OPEC’s 178th Meeting of the Conference dubbed “Extraordinary” was concluded on Thursday in Vienna, and it mostly failed to meet investors’ expectations concerning the Organization’s reaction to the coronavirus’ spread.
The market was bracing for an announcement that the Organization of the Petroleum Exporting Countries would strike a deal with other countries, that are not members of OPEC, and that the aggregate production would be reduced.
The expectations for a reduction in oil production are prompted by the reeling energy market, which was struck by the coronavirus outbreak in China, and now elsewhere.
The demand for the precious commodity tanked considerably in mid-January when industrial activity in the world's second-largest economy was lessened by the Chinese government in a bid to curb the spread of the virus.
“the COVID-19 outbreak has had a major adverse impact on global economic and oil demand forecasts in 2020, particularly for the first and second quarters. Global oil demand growth in 2020 is now forecast to be 0.48 mb/d, down from 1.1 mb/d in December 2019.”

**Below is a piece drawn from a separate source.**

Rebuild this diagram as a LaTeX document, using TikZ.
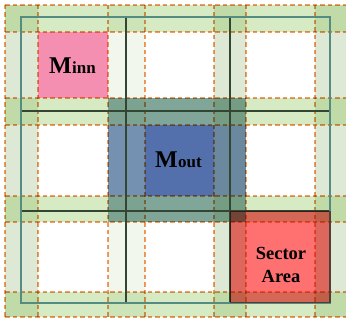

Investors were hoping that the Ministers of OPEC and OPEC+’s member countries were going to reach an agreement for an immediate reduction in aggregate oil production to offset the muted demand.
However, the negotiations hit a roadblock after Russia decided to play hardball in Vienna and the only meaningful thing that was agreed on by everybody was the decision to prolong the period of the already agreed upon reductions until the end of the year.
“In view of market developments and following OPEC’s 178th Extraordinary meeting today, the Heads of Delegation of the OPEC Conference held further consultations and decided to recommend extending the duration of the proposed 1.5 million barrel per day additional adjustment until the end of 2020, instead of 30th of June 2020.”
More substantial agreements could not be reached at the present moment because Russia did not agree to Saudi Arabia’s proposal for bolstered reductions in the aggregate oil production.
Alexander Novak, the Energy Minister of the Russian Federation, contended against acting in the blind. Russia is reluctant to agree to Saudi Arabia's proposal because the full extent of the virus’ impact on the global economy is still unclear.
Russia would rather wait and see how the situation evolves next before agreeing to such structural changes in oil production that are going to have a profound impact in the long run.
Overall, the outcome of the 178th Conference of OPEC in Vienna did not satisfy investors’ expectations to the fullest, which led to an almost 10 per cent selloff in crude’s price.
The precious commodity closed yesterday’s trading session at 41.51, which is really close to the psychologically important support level at 40.00.